Allah SWT berfirman di dalam Al Qur'an yang artinya:
"Wahai orang-orang yang beriman, taatilah Allah dan taatilah Rasul (Nabi Muhammad) serta ululamri di antara kamu. Jika kamu berbeda pendapat tentang sesuatu, kembalikanlah kepada Allah (Al-Qur’an) dan Rasul (sunahnya) jika kamu beriman kepada Allah dan hari Akhir. Yang demikian itu lebih baik (bagimu) dan lebih bagus akibatnya (di dunia dan di akhirat). (TQS. An-Nisa[4]: 59)
Disinilah letak keberkahan yang akan didapat oleh seluruh makhluk hidup yang menghirup udara dalam tubuh Daulah. Keselamatan akan senantiasa menyertai langkah masyarakat yang bernafas didalamnya. Kehidupan mereka diselimuti rahmat.
Sejarah pemerintahan Islam menunjukkan bahwa negara tidak pernah membiarkan kebebasan pergaulan merusak masyarakat. Pada masa Khalifah Umar bin Khattab, hudud ditegakkan terhadap pelaku zina yang terbukti, tanpa pandang bulu meskipun pelakunya dari kalangan terhormat. Umar menegaskan, hukum Allah harus ditegakkan demi menjaga kesucian masyarakat.

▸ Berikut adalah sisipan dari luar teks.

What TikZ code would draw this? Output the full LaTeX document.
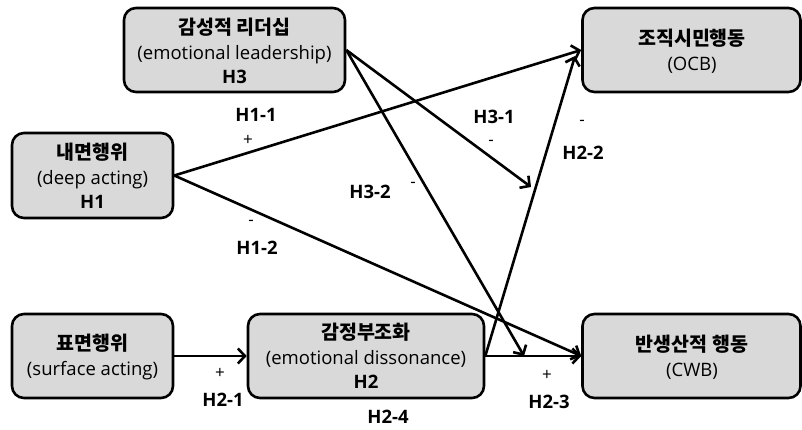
\documentclass[tikz,border=0pt]{standalone}
\usepackage{fontspec}
\setmainfont{Open Sans}
\newfontfamily\kr{Noto Sans CJK KR}
\usetikzlibrary{arrows.meta}
\definecolor{boxgray}{RGB}{217,217,217}
\tikzset{
  box/.style={draw=black, line width=2.6pt, fill=boxgray, rounded corners=12pt,
    align=center, font=\fontsize{18.5}{24.5}\selectfont, inner sep=0pt},
  conn/.style={line width=2.6pt, -{Straight Barb[length=7pt,width=15pt,line width=2.6pt]}},
  lab/.style={font=\fontsize{18.5}{20}\selectfont\bfseries, inner sep=0pt},
  sgn/.style={font=\fontsize{17}{20}\selectfont, inner sep=0pt}
}
\newcommand{\krt}[1]{{\kr\bfseries\fontsize{19.5}{24.5}\selectfont #1}}
\begin{document}
\begin{tikzpicture}[x=1pt,y=-1pt]
\useasboundingbox (0,0) rectangle (802,429);
\node[box, minimum width=221pt, minimum height=84pt] (H3) at (234.5,50) {};
\node[box, minimum width=161pt, minimum height=85pt] (H1) at (92.5,175.5) {};
\node[box, minimum width=161pt, minimum height=84pt] (SA) at (92.5,356) {};
\node[box, minimum width=236pt, minimum height=84pt] (H2) at (366,356) {};
\node[box, minimum width=218pt, minimum height=84pt] (OCB) at (691.5,50) {};
\node[box, minimum width=218pt, minimum height=84pt] (CWB) at (691.5,356) {};
% texts
\node[box, draw=none, fill=none] (tH3) at (234.5,51) {\krt{감성적 리더십}\\(emotional leadership)\\{\bfseries H3}};
\node[box, draw=none, fill=none] (tH1) at (92.5,176) {\krt{내면행위}\\(deep acting)\\{\bfseries H1}};
\node[box, draw=none, fill=none] (tSA) at (92.5,357) {\krt{표면행위}\\(surface acting)};
\node[box, draw=none, fill=none] (tH2) at (366,356) {\krt{감정부조화}\\(emotional dissonance)\\{\bfseries H2}};
\node[box, draw=none, fill=none] (tOCB) at (692,51) {\krt{조직시민행동}\\(OCB)};
\node[box, draw=none, fill=none] (tCWB) at (692,357) {\krt{반생산적 행동}\\(CWB)};
% free ends
\coordinate (m1) at (531,187);
\coordinate (m2) at (524,356);
\coordinate (o2) at (575,56);
% connectors
\draw[conn] (H1.east) -- (OCB.west);
\draw[conn] (H1.east) -- (CWB.west);
\draw[conn] (H3.east) -- (m1);
\draw[conn] (H3.east) -- (m2);
\draw[conn] (H2.east) -- (o2);
\draw[conn] (H2.east) -- (CWB.west);
\draw[conn] (SA.east) -- (H2.west);
% labels
\node[lab] (l11) at (256,115) {H1-1};
\node[sgn] (s11) at (248,140) {+};
\node[lab] (l31) at (494,117) {H3-1};
\node[sgn] (s31) at (491,143) {-};
\node[sgn] (s22) at (582,123) {-};
\node[lab] (l22) at (583,153) {H2-2};
\node[lab] (l32) at (370,192) {H3-2};
\node[sgn] (s32) at (413,185) {-};
\node[sgn] (s12) at (251,223) {-};
\node[lab] (l12) at (257,248) {H1-2};
\node[sgn] (s21) at (220,373) {+};
\node[lab] (l21) at (223,400) {H2-1};
\node[lab] (l24) at (388,417) {H2-4};
\node[sgn] (s23) at (547,375) {+};
\node[lab] (l23) at (549,402) {H2-3};
\end{tikzpicture}
\end{document}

Begitu pula pada masa Khalifah Al-Mahdi dari Dinasti Abbasiyah, ketika ada kelompok yang terang-terangan mempropagandakan gaya hidup menyimpang, negara segera turun tangan dan menindaknya agar tidak menyebar dan merusak generasi. Fakta sejarah ini menegaskan bahwa Islam tidak menoleransi pergaulan bebas, melainkan menata masyarakat dengan aturan yang jelas serta hukuman yang tegas demi mencegah kerusakan.

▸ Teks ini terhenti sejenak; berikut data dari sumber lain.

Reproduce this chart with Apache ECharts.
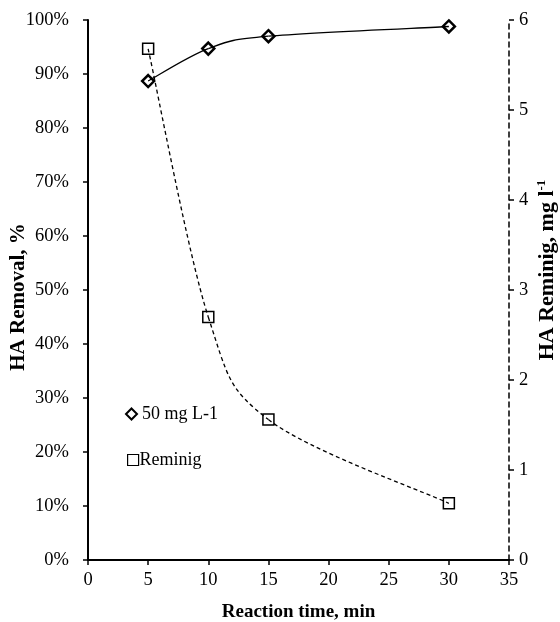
<!DOCTYPE html>
<html>
<head>
<meta charset="utf-8">
<script src="https://cdn.jsdelivr.net/npm/echarts@6/dist/echarts.min.js"></script>
<style>html,body{margin:0;padding:0;background:#fff}#c{width:560px;height:622px}</style>
</head>
<body>
<div id="c"></div>
<script>
var times = [5, 10, 15, 30];
var removal = [88.7, 94.7, 97.0, 98.8];
var reminig = [5.68, 2.7, 1.56, 0.63];
var xTicks = [0, 35, 5];
var removalName = '50 mg L-1';
var reminigName = 'Reminig';

var FONT = '"Liberation Serif", "Times New Roman", serif';

function pairs(xs, ys) { return xs.map(function (x, i) { return [x, ys[i]]; }); }

function curveRenderer(xs, ys, dash, width) {
  return function (params, api) {
    var i = params.dataIndex;
    var n = xs.length;
    if (i >= n - 1) return null;
    var P = xs.map(function (x, k) { return api.coord([x, ys[k]]); });
    var p0 = P[Math.max(i - 1, 0)], p1 = P[i], p2 = P[i + 1], p3 = P[Math.min(i + 2, n - 1)];
    var f = 1 / 6;
    return {
      type: 'bezierCurve',
      shape: {
        x1: p1[0], y1: p1[1], x2: p2[0], y2: p2[1],
        cpx1: p1[0] + (p2[0] - p0[0]) * f, cpy1: p1[1] + (p2[1] - p0[1]) * f,
        cpx2: p2[0] - (p3[0] - p1[0]) * f, cpy2: p2[1] - (p3[1] - p1[1]) * f
      },
      style: { stroke: '#000', fill: null, lineWidth: width, lineDash: dash }
    };
  };
}

var chart = echarts.init(document.getElementById('c'), null, { renderer: 'canvas' });
chart.setOption({
  animation: false,
  backgroundColor: '#fff',
  textStyle: { fontFamily: FONT, color: '#000' },
  grid: { left: 88, right: 51, top: 20, bottom: 62, containLabel: false, outerBoundsMode: 'none' },
  legend: [{
    orient: 'vertical', left: 120, top: 400, itemWidth: 11, itemHeight: 11, itemGap: 10,
    data: [{ name: removalName, icon: 'diamond' }],
    textStyle: { fontFamily: FONT, fontSize: 18, color: '#000' }
  }, {
    orient: 'vertical', left: 122, top: 446, itemWidth: 11, itemHeight: 11, itemGap: 2,
    data: [{ name: reminigName, icon: 'rect', itemStyle: { borderWidth: 1.2 } }],
    textStyle: { fontFamily: FONT, fontSize: 18, color: '#000', padding: [0, 0, 0, -4] }
  }],
  xAxis: {
    type: 'value', min: xTicks[0], max: xTicks[1], interval: xTicks[2],
    axisLine: { lineStyle: { color: '#000', width: 2 } },
    axisTick: { inside: false, length: 5, lineStyle: { color: '#000', width: 1.5 } },
    axisLabel: { fontFamily: FONT, fontSize: 18.5, color: '#000', margin: 11 },
    splitLine: { show: false },
    name: 'Reaction time, min', nameLocation: 'middle', nameGap: 43, nameMoveOverlap: false,
    nameTextStyle: { fontFamily: FONT, fontSize: 19, fontWeight: 'bold', color: '#000' }
  },
  yAxis: [{
    type: 'value', min: 0, max: 100, interval: 10,
    axisLine: { show: true, lineStyle: { color: '#000', width: 2 } },
    axisTick: { show: true, inside: false, length: 5, lineStyle: { color: '#000', width: 1.5 } },
    axisLabel: { fontFamily: FONT, fontSize: 18.5, color: '#000', margin: 19, formatter: '{value}%' },
    splitLine: { show: false },
    name: '{a|HA Removal, %}', nameLocation: 'middle', nameRotate: 90, nameGap: 59, nameMoveOverlap: false,
    nameTextStyle: {
      fontFamily: FONT, fontSize: 21, fontWeight: 'bold', color: '#000',
      rich: { a: { fontFamily: FONT, fontSize: 21, fontWeight: 'bold', color: '#000', padding: [0, 14, 0, 0] } }
    }
  }, {
    type: 'value', min: 0, max: 6, interval: 1, position: 'right',
    axisLine: { show: true, lineStyle: { color: '#000', width: 1.5, type: [5, 4] } },
    axisTick: { show: true, inside: false, length: 5, lineStyle: { color: '#000', width: 1.5 } },
    axisLabel: { fontFamily: FONT, fontSize: 18.5, color: '#000', margin: 10 },
    splitLine: { show: false },
    name: '{a|HA Reminig, mg l}{s|-1}', nameLocation: 'middle', nameRotate: 90, nameGap: 26, nameMoveOverlap: false,
    nameTextStyle: {
      fontFamily: FONT, fontSize: 22, fontWeight: 'bold', color: '#000',
      rich: {
        a: { fontFamily: FONT, fontSize: 22, fontWeight: 'bold', color: '#000', padding: [0, 0, 0, 40] },
        s: { fontFamily: FONT, fontSize: 13, fontWeight: 'bold', color: '#000', padding: [0, 0, 12, 0] }
      }
    }
  }],
  series: [{
    type: 'custom', name: 'c1', xAxisIndex: 0, yAxisIndex: 0, silent: true, z: 3,
    data: pairs(times, removal),
    renderItem: curveRenderer(times, removal, null, 1.3)
  }, {
    type: 'custom', name: 'c2', xAxisIndex: 0, yAxisIndex: 1, silent: true, z: 3,
    data: pairs(times, reminig),
    renderItem: curveRenderer(times, reminig, [4, 3], 1.3)
  }, {
    type: 'scatter', name: removalName, xAxisIndex: 0, yAxisIndex: 0, z: 4,
    symbol: 'diamond', symbolSize: 12,
    itemStyle: { color: 'rgba(255,255,255,0)', borderColor: '#000', borderWidth: 2.5, opacity: 1 },
    data: pairs(times, removal)
  }, {
    type: 'scatter', name: reminigName, xAxisIndex: 0, yAxisIndex: 1, z: 4,
    symbol: 'rect', symbolSize: 11,
    itemStyle: { color: 'rgba(255,255,255,0)', borderColor: '#000', borderWidth: 1.5, opacity: 1 },
    data: pairs(times, reminig)
  }]
});
</script>
</body>
</html>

Pada akhirnya, predikat “Juara HIV” yang disandang Bekasi bukan sekadar persoalan kesehatan, melainkan bukti runtuhnya sistem liberal yang gagal menjaga martabat manusia. Selama kebebasan dijadikan asas, selama hukum membiarkan seks bebas tanpa jeratan, dan selama negara hanya hadir sebagai penonton, maka penyakit sosial ini akan terus menjalar. Solusi tambal sulam tidak akan pernah menyentuh akar persoalan.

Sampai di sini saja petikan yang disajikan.